As for the Tornado batteries, I have three packs of them. I came across them a couple years ago and have had to import the packs that I have. I have seen all that I need to see now to know that I will continue using these. I did get a dud in one of my orders, but they had a replacement shipped air and delivered to my door without any hassle or money. I am glad to see how they handled that situation.


----------



## Sunking (Aug 10, 2009)

evmetro said:


> Sunking, I often wonder how people know if they have a compromised connection.


If you are talking Joe Public they are clueless. 

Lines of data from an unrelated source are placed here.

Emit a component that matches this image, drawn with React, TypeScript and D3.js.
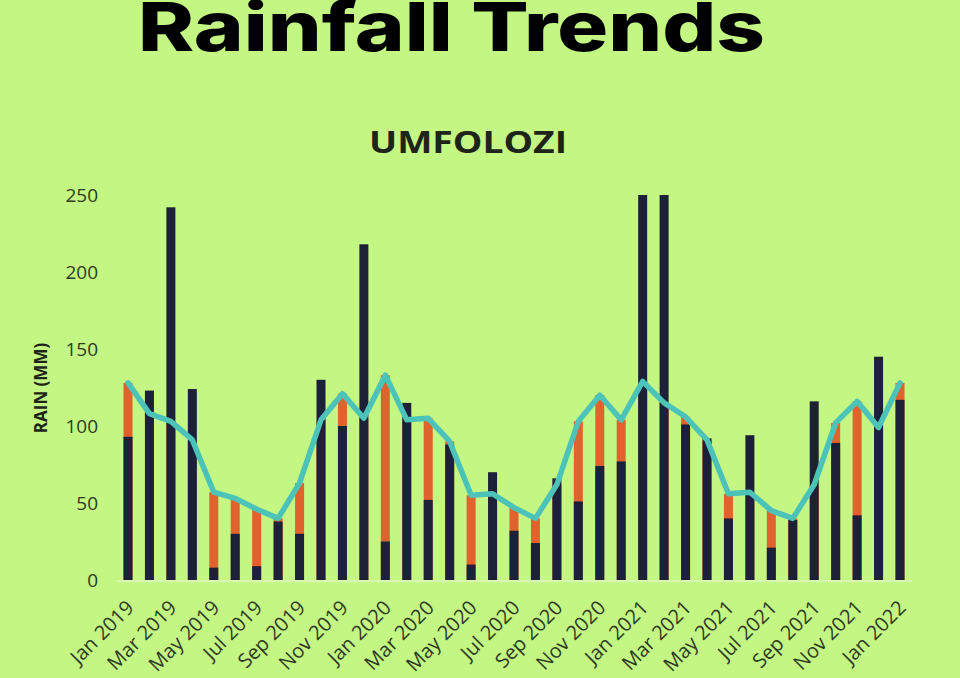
import React from 'react';
import * as d3 from 'd3';

// monthly rainfall, Umfolozi, Jan 2019 - Jan 2022
const months = [
  'Jan 2019', 'Feb 2019', 'Mar 2019', 'Apr 2019', 'May 2019', 'Jun 2019', 'Jul 2019', 'Aug 2019', 'Sep 2019', 'Oct 2019', 'Nov 2019', 'Dec 2019',
  'Jan 2020', 'Feb 2020', 'Mar 2020', 'Apr 2020', 'May 2020', 'Jun 2020', 'Jul 2020', 'Aug 2020', 'Sep 2020', 'Oct 2020', 'Nov 2020', 'Dec 2020',
  'Jan 2021', 'Feb 2021', 'Mar 2021', 'Apr 2021', 'May 2021', 'Jun 2021', 'Jul 2021', 'Aug 2021', 'Sep 2021', 'Oct 2021', 'Nov 2021', 'Dec 2021',
  'Jan 2022',
];

// measured rain (dark bars)
const actual = [
  93, 123, 242, 124, 8, 30, 9, 38, 30, 130, 100, 218,
  25, 115, 52, 88, 10, 70, 32, 24, 66, 51, 74, 77,
  250, 250, 101, 92, 40, 94, 21, 39, 116, 89, 42, 145,
  117,
];

// long term average (orange bars + teal line)
const average = [
  128, 108, 103, 91, 57, 53, 46, 40, 63, 104, 121, 105,
  133, 104, 105, 90, 55, 56, 47, 40, 62, 103, 120, 104,
  129, 115, 106, 91, 56, 57, 45, 40, 62, 102, 116, 99,
  128,
];

const yTicks = [0, 50, 100, 150, 200, 250];
const xTickLabels = months.filter((_, i) => i % 2 === 0);

const W = 960;
const H = 678;

export default function App() {
  const x = d3.scalePoint<string>().domain(months).range([128, 900]);
  const y = d3.scaleLinear().domain([0, 250]).range([580, 195]);
  const barW = 9;

  const line = d3.line<number>()
    .x((_, i) => x(months[i]) ?? 0)
    .y(d => y(d));

  return (
    <svg width={W} height={H} style={{ position: 'fixed', left: 0, top: 0, display: 'block' }}>
      <rect width={W} height={H} fill="#c3f682" />

      <text x={138} y={51} fontFamily="Inter, 'Open Sans', sans-serif" fontWeight={800} fontSize={68}
        textLength={627} lengthAdjust="spacingAndGlyphs" fill="#000">Rainfall Trends</text>

      <text x={468} y={153} textAnchor="middle" fontFamily="'Open Sans', sans-serif" fontWeight={700}
        fontSize={31} textLength={198} lengthAdjust="spacingAndGlyphs" fill="#1e2418">UMFOLOZI</text>

      {/* y axis */}
      <text transform="translate(47,388) rotate(-90)" textAnchor="middle" fontFamily="'Open Sans', sans-serif"
        fontWeight={700} fontSize={17} fill="#1e2418">RAIN (MM)</text>
      {yTicks.map(t => (
        <text key={t} x={98} y={y(t)} dy="0.35em" textAnchor="end" fontFamily="'Open Sans', sans-serif"
          fontSize={19} fill="#2e3a26">{t}</text>
      ))}

      {/* baseline */}
      <line x1={117} x2={912} y1={y(0) + 1} y2={y(0) + 1} stroke="#e3f7c8" strokeWidth={1.5} />

      {/* bars */}
      {months.map((m, i) => (
        <g key={m}>
          <rect x={(x(m) ?? 0) - barW / 2} y={y(average[i])} width={barW} height={y(0) - y(average[i])} fill="#e0622c" />
          <rect x={(x(m) ?? 0) - barW / 2} y={y(actual[i])} width={barW} height={y(0) - y(actual[i])} fill="#1d2039" />
        </g>
      ))}

      <path d={line(average) ?? ''} fill="none" stroke="#4cc3b8" strokeWidth={5.5} strokeLinejoin="round" strokeLinecap="round" />

      {/* x labels */}
      {xTickLabels.map(m => (
        <text key={m} transform={`translate(${(x(m) ?? 0) + 7},${609}) rotate(-45)`} textAnchor="end"
          fontFamily="'Open Sans', sans-serif" fontSize={20} fill="#2e3a26">{m}</text>
      ))}
    </svg>
  );
}
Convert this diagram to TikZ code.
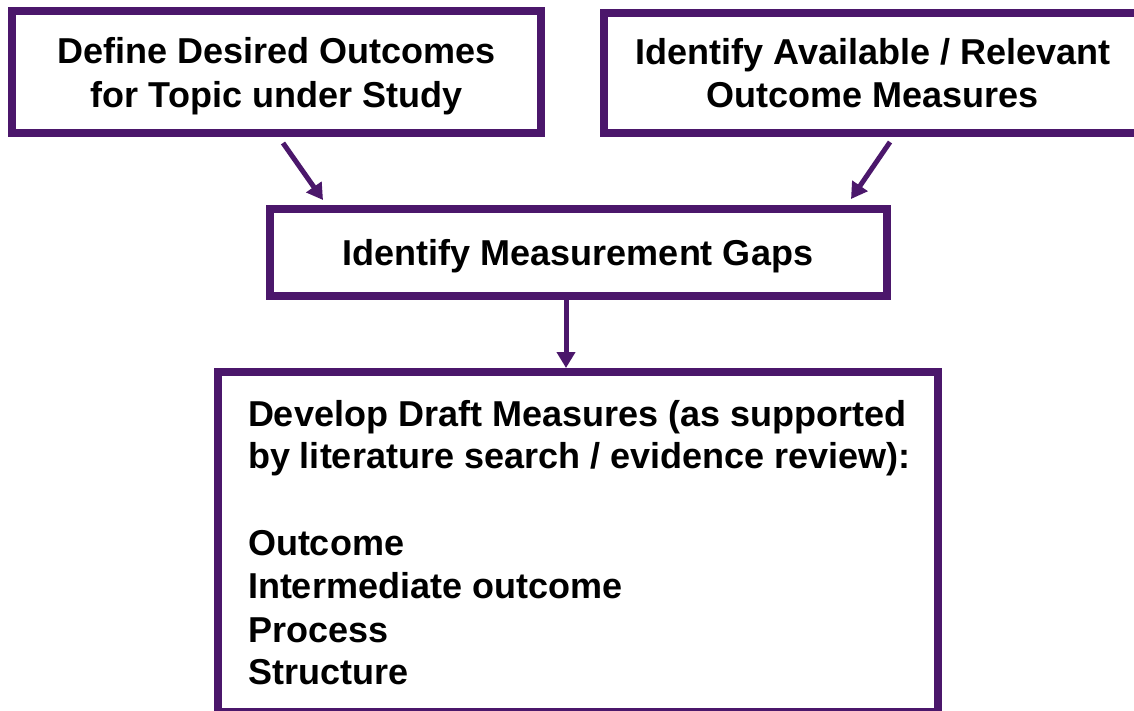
\documentclass[tikz,border=0pt]{standalone}
\usepackage{fontspec}
\setmainfont{Liberation Sans}
\usetikzlibrary{arrows.meta,calc}
\definecolor{boxpurple}{RGB}{75,23,107}
\begin{document}
\begin{tikzpicture}[x=1pt,y=-1pt,
  box/.style={draw=boxpurple, line width=8pt, rectangle, inner sep=0pt, outer sep=0pt, fill=white},
  txt/.style={font=\fontsize{36}{43}\selectfont\bfseries, inner sep=0pt, outer sep=0pt, text=black},
  arr/.style={draw=boxpurple, line width=5pt, -{Triangle[length=16pt,width=18pt]}}]
\useasboundingbox (0,0) rectangle (1134,710);
\fill[white] (0,0) rectangle (1134,710);
% boxes
\node[box, minimum width=529pt, minimum height=122pt] (b1) at (276.5,72) {};
\node[box, minimum width=538pt, minimum height=120pt] (b2) at (873,73) {};
\node[box, minimum width=617pt, minimum height=86.5pt] (b3) at (578,252.25) {};
\node[box, minimum width=720pt, minimum height=340pt] (b4) at (578,542) {};
% texts
\node[txt, anchor=base] (t1a) at (276.5,63) {Define Desired Outcomes};
\node[txt, anchor=base] (t1b) at (276.5,107) {for Topic under Study};
\node[txt, anchor=base] (t2a) at (873,64) {Identify Available / Relevant};
\node[txt, anchor=base] (t2b) at (873,107) {Outcome Measures};
\node[txt, anchor=base] (t3) at (578,265) {Identify Measurement Gaps};
\node[txt, anchor=base west] (t4a) at (248,426) {Develop Draft Measures (as supported};
\node[txt, anchor=base west] (t4b) at (248,468) {by literature search / evidence review):};
\node[txt, anchor=base west] (t4c) at (248,555) {Outcome};
\node[txt, anchor=base west] (t4d) at (248,598) {Intermediate outcome};
\node[txt, anchor=base west] (t4e) at (248,642) {Process};
\node[txt, anchor=base west] (t4f) at (248,684) {Structure};
% connectors
\draw[arr] ($(b1.south)+(6.5,10)$) -- ($(b3.north)+(-255,-9)$);
\draw[arr] ($(b2.south)+(17,9)$) -- ($(b3.north)+(273,-10)$);
\draw[arr] ($(b3.south)+(-12,2.5)$) -- ($(b4.north)+(-12,-4)$);
\end{tikzpicture}
\end{document}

I live in a large gated communit built around a lake and golf course with roughly 3000 residence and 1200 homes. 75% of the homeowners have golf carts. The roads are private so no hassles with carts on the streets, its a way of life here.

Anyway my point is there are at least a dozen cart fires a year here ranging from small fires just burning up a few cable up to inferno's. Every and one of them was caused by loose cable connections or poorly terminated cables. All the residents know me and come to me with their cart electrical problems. Unfortunately I have the 15-ton hydraulic compression tool to terminate cables and make a fair penny selling cable sets to neighbors. I work in the Telecom sector and design/build/test DC power plants as part of my profession. 

Auto manufactures are not immune. Sooner or later high current connections fail. When that happens you got a fire or melted cable insulation or melted battery post. I cannot count the number of welded cable connectors to battery term post on carts here. It is almost a daily thing here, When EV's go mainstream I bet electrical fires will be a huge problem for the industry. At least with gas fire you can put them out. Not so with a battery or burning aluminum. Add water and it explodes. All you can do is try to get away from it.

We as technicians, engineers, informed DIY know to look and inspect. Joe Public is in the DARK.


----------